Scikit-learn's speed-obsessed cousin for linear models
A focused library that drops faster solvers into familiar scikit-learn-shaped molds when your data is big but your model stays linear.

What it does
Lightning trains linear classifiers, regressors, and ranking models on large datasets. It speaks fluent scikit-learn — fit, predict, score — but swaps in specialized solvers like SDCA, SAGA, and SVRG that handle scale better than the stock options.
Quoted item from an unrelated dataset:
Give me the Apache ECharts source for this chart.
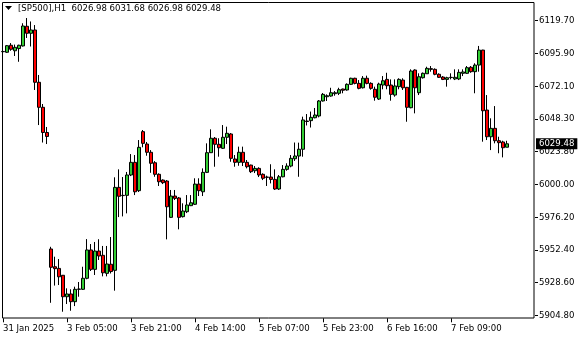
<!DOCTYPE html>
<html>
<head>
<meta charset="utf-8">
<script src="https://cdn.jsdelivr.net/npm/echarts@6/dist/echarts.min.js"></script>
<style>
html,body{margin:0;padding:0;background:#fff;}
#chart{width:580px;height:340px;}
</style>
</head>
<body>
<div id="chart"></div>
<script>
// ---- data (H1 bars, SP500) ----
const symbolName = '[SP500],H1';
const firstBarTime = Date.UTC(2025, 0, 31, 12); // 31 Jan 2025 12:00
const totalSlots = 134; // bars + empty chart shift on the right
const open = [
6096.4,6096.0,6101.1,6097.1,6098.7,6100.6,6114.9,6109.8,6112.2,6074.2,6056.0,6037.7,
5953.0,5940.1,5938.9,5933.9,5918.3,5920.3,5914.7,5923.7,5923.7,5931.7,5952.3,5938.2,5951.5,5948.4,5935.3,5941.9,
5937.5,5997.8,5992.0,5992.0,6006.8,6016.0,5995.4,6038.3,6029.3,6023.3,6015.7,6007.3,6003.1,6002.4,5976.0,5991.5,
5990.1,5976.5,5980.1,5984.5,5985.5,6000.2,5994.6,6008.7,6023.0,6033.5,6029.1,6026.2,6034.2,6036.6,6018.4,6016.0,
6023.3,6016.0,6014.0,6009.9,6011.6,6007.3,6005.3,6005.3,6003.6,5996.6,6005.5,6010.9,6013.3,6018.6,6020.6,6025.5,
6046.0,6046.3,6048.4,6049.7,6060.6,6063.7,6064.2,6065.9,6066.2,6069.3,6068.6,6072.7,6077.1,6073.4,6070.2,6077.1,
6073.4,6069.1,6062.0,6072.2,6076.3,6072.2,6064.9,6071.0,6075.8,6070.5,6055.7,6083.1,6066.6,6077.5,6080.4,6084.1,
6083.6,6080.0,6078.0,6076.3,6077.8,6076.6,6076.6,6080.7,6080.7,6085.1,6081.9,6086.7,6097.6,6054.0,6034.6,6040.7,
6031.7,6030.8,6026.98
];
const close = [
6096.6,6100.8,6098.2,6099.6,6101.1,6115.1,6109.8,6112.2,6074.2,6056.0,6037.7,6034.8,
5939.7,5938.7,5932.8,5918.3,5920.3,5914.7,5923.7,5923.9,5931.7,5952.3,5938.2,5951.5,5947.9,5935.7,5942.1,5936.6,
5997.8,5991.3,5991.8,6006.8,6016.0,5994.6,6026.9,6029.8,6023.3,6015.3,6007.3,6001.9,6001.2,5983.7,5991.5,5989.8,
5976.0,5980.6,5985.0,5986.6,6000.2,5995.4,6008.7,6023.0,6033.5,6029.1,6026.6,6034.2,6037.1,6018.9,6016.0,6023.3,
6016.0,6012.8,6009.2,6011.6,6006.8,6004.4,6005.1,6003.6,5996.6,6005.5,6010.9,6013.3,6018.9,6020.6,6025.5,6046.8,
6045.7,6048.7,6050.4,6060.6,6065.4,6064.4,6066.6,6066.6,6068.8,6068.4,6072.7,6077.1,6073.4,6069.8,6077.1,6073.4,
6069.8,6063.3,6072.9,6075.3,6071.7,6065.4,6071.5,6076.3,6070.2,6056.0,6082.4,6070.2,6078.2,6080.7,6084.3,6083.6,
6080.0,6077.8,6076.3,6077.5,6077.6,6077.8,6081.4,6081.7,6084.8,6081.9,6086.7,6097.6,6053.5,6034.6,6040.7,6031.7,
6030.3,6026.6,6029.48
];
const low = [
6095.5,6095.5,6097.1,6093.3,6089.1,6100.2,6106.4,6100.2,6068.6,6043.1,6030.4,6029.3,
5913.9,5926.4,5926.8,5907.4,5913.0,5908.1,5911.5,5918.3,5923.2,5931.0,5937.0,5934.1,5945.0,5933.1,5933.1,5935.2,
5922.7,5976.2,5976.7,5978.9,6006.0,5992.2,5994.4,6026.9,6020.8,6008.4,6005.5,5998.8,6000.2,5960.0,5975.5,5988.6,
5967.3,5975.9,5979.1,5984.2,5985.0,5991.5,5991.5,6008.2,6022.8,6012.8,6020.1,6025.7,6029.3,6016.4,6012.8,6013.5,
6013.3,6011.6,6008.2,6008.2,6005.3,6003.1,5998.8,6000.7,5995.9,5995.9,6005.1,6009.9,6012.4,6017.0,6005.5,6020.1,
6042.8,6041.3,6048.0,6048.7,6060.2,6060.6,6063.7,6064.4,6064.9,6066.2,6068.1,6072.2,6072.7,6069.1,6069.7,6072.7,
6068.8,6060.8,6061.3,6069.1,6069.1,6060.8,6063.7,6069.1,6068.6,6045.5,6055.3,6051.6,6064.9,6076.9,6080.2,6081.9,
6079.3,6077.3,6075.8,6071.0,6076.3,6075.8,6075.8,6078.7,6080.2,6081.1,6066.2,6081.9,6031.0,6032.2,6024.9,6029.8,
6022.6,6019.6,6026.98
];
const high = [
6097.6,6101.3,6102.7,6101.6,6101.5,6117.1,6120.9,6118.4,6115.8,6079.5,6058.4,6041.7,
5954.6,5947.4,5945.7,5934.1,5924.4,5923.7,5925.6,5929.0,5940.1,5960.2,5956.6,5958.1,5960.1,5955.2,5955.2,5961.7,
6005.1,6010.9,6005.3,6009.0,6022.0,6021.3,6032.2,6039.5,6030.8,6024.9,6016.9,6008.0,6003.6,6003.1,5995.9,5995.9,
5990.8,5986.2,5992.2,5992.2,6004.4,6004.4,6011.6,6029.8,6040.0,6034.4,6033.5,6043.1,6041.9,6037.3,6021.3,6027.4,
6027.4,6017.7,6014.3,6013.3,6012.4,6008.0,6006.3,6014.6,6010.9,6006.8,6014.0,6015.3,6021.3,6030.4,6030.3,6049.2,
6051.1,6052.9,6055.5,6061.3,6066.4,6065.4,6070.2,6067.8,6070.2,6069.5,6073.4,6077.5,6077.5,6075.8,6078.7,6079.0,
6074.2,6071.0,6073.9,6078.7,6081.1,6076.3,6076.3,6077.1,6077.1,6070.8,6083.6,6083.6,6080.7,6081.3,6085.5,6086.0,
6084.3,6080.7,6078.7,6078.2,6080.7,6083.6,6083.6,6083.6,6086.0,6086.0,6088.0,6100.6,6097.8,6064.9,6048.0,6056.9,
6034.6,6031.7,6031.68
];
const priceTickLabels = ['5904.80','5928.60','5952.40','5976.20','6000.00','6023.80','6048.30','6072.10','6095.90','6119.70'];
const priceMin = 5904.8, priceMax = 6132.55, priceStep = 23.8;
const timeLabelEvery = 16;

// ---- build categories (hourly, skipping 00:00 and weekends) ----
const MONTHS = ['Jan','Feb','Mar','Apr','May','Jun','Jul','Aug','Sep','Oct','Nov','Dec'];
const times = [];
let t = firstBarTime;
while (times.length < totalSlots) {
  const d = new Date(t);
  const day = d.getUTCDay(), hr = d.getUTCHours();
  if (day !== 0 && day !== 6 && hr !== 0) times.push(t);
  t += 3600 * 1000;
}
const categories = times.map(String);
const lastIdx = open.length - 1;
function fmtTime(ms, idx) {
  const d = new Date(ms);
  if (idx === 0) return d.getUTCDate() + ' ' + MONTHS[d.getUTCMonth()] + ' ' + d.getUTCFullYear();
  const hh = String(d.getUTCHours()).padStart(2, '0');
  return d.getUTCDate() + ' ' + MONTHS[d.getUTCMonth()] + ' ' + hh + ':00';
}
const candles = open.map((o, i) => [o, close[i], low[i], high[i]]);
const FONT = 'DejaVu Sans Condensed, DejaVu Sans, sans-serif';
const showIdx = (i) => i % timeLabelEvery === 0 && i <= lastIdx;

const chart = echarts.init(document.getElementById('chart'), null, {renderer: 'canvas'});
chart.setOption({
  animation: false,
  backgroundColor: '#ffffff',
  textStyle: {fontFamily: FONT},
  title: {
    text: symbolName + '  ' + [open[lastIdx], high[lastIdx], low[lastIdx], close[lastIdx]].map(v => v.toFixed(2)).join(' '),
    left: 18, top: 4, padding: 0,
    textStyle: {fontFamily: FONT, fontSize: 9.5, fontWeight: 'normal', color: '#000'}
  },
  grid: {left: 3, right: 45, top: 2, bottom: 24.7, containLabel: false},
  xAxis: {
    type: 'category',
    data: categories,
    boundaryGap: false,
    offset: 3,
    axisLine: {show: false},
    axisTick: {show: true, length: 4, interval: (i) => showIdx(i), lineStyle: {color: '#000'}},
    axisLabel: {
      interval: (i) => showIdx(i),
      formatter: (v, i) => fmtTime(Number(v), i),
      align: 'left', margin: 5, color: '#000', fontSize: 9.5, fontFamily: FONT
    },
    splitLine: {show: false}
  },
  yAxis: {
    type: 'value',
    position: 'right',
    min: priceMin, max: priceMax, interval: priceStep,
    scale: true,
    axisLine: {show: false},
    axisTick: {show: true, length: 3, lineStyle: {color: '#000'}},
    axisLabel: {
      showMaxLabel: false,
      margin: 4, color: '#000', fontSize: 9.5, fontFamily: FONT,
      formatter: (v) => {
        const k = Math.round((v - priceMin) / priceStep);
        return (Math.abs(v - (priceMin + k * priceStep)) < 0.01 && priceTickLabels[k]) ? priceTickLabels[k] : '';
      }
    },
    splitLine: {show: false}
  },
  graphic: [
    {type: 'rect', shape: {x: 2.5, y: 2.5, width: 531.5, height: 315.5}, style: {fill: null, stroke: '#000', lineWidth: 1}, z: 100, silent: true},
    {type: 'polygon', shape: {points: [[5, 6], [12, 6], [8.5, 10]]}, style: {fill: '#000'}, z: 100, silent: true}
  ],
  series: [{
    type: 'candlestick',
    data: candles,
    barWidth: 3,
    clip: true,
    itemStyle: {color: '#32cd32', color0: '#ff0000', borderColor: '#000', borderColor0: '#000', borderWidth: 1},
    markLine: {
      silent: true, symbol: ['none', 'none'], animation: false,
      lineStyle: {color: 'rgba(0,0,0,0)', width: 0, type: 'solid'},
      label: {
        show: true,
        position: 'end', distance: 1,
        formatter: (p) => Number(p.value).toFixed(2),
        backgroundColor: '#000', color: '#fff', padding: [1, 3, 0, 3],
        fontFamily: FONT, fontSize: 9.5, opacity: 1
      },
      data: [{yAxis: close[lastIdx]}]
    }
  }]
});
</script>
</body>
</html>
Dense or sparse data, both native.
The interesting bit
The heavy lifting is Cython, not Python, which is the obvious-but-often-skipped step that actually makes “large-scale” claims credible. The group lasso multiclass example on News20 is a nice touch: it shows the library cares about structured sparsity, not just raw speed.
Key highlights
- Solvers: primal/dual coordinate descent, SGD, AdaGrad, SAG, SAGA, SVRG, FISTA
- Cython implementations for the expensive paths
- Sparse and dense matrices without conversion drama
sklearn-contrib-lightningon pip/conda, precompiled binaries available- Python ≥ 3.7, depends on numpy, scipy, scikit-learn ≥ 0.19
Caveats
- The README doesn’t mention GPU support; this is CPU-bound linear modeling
- No benchmark numbers or speed comparisons against base scikit-learn — the “large-scale” claim is plausible but unquantified in the docs
- Last Zenodo citation is 2016; check commit history if you need bleeding-edge maintenance
Verdict
Worth a look if you’re already in scikit-learn land and hitting walls with LogisticRegression or LinearSVC on big sparse data. Skip it if you need deep models, GPUs, or anything nonlinear — this is strictly linear methods, done fast.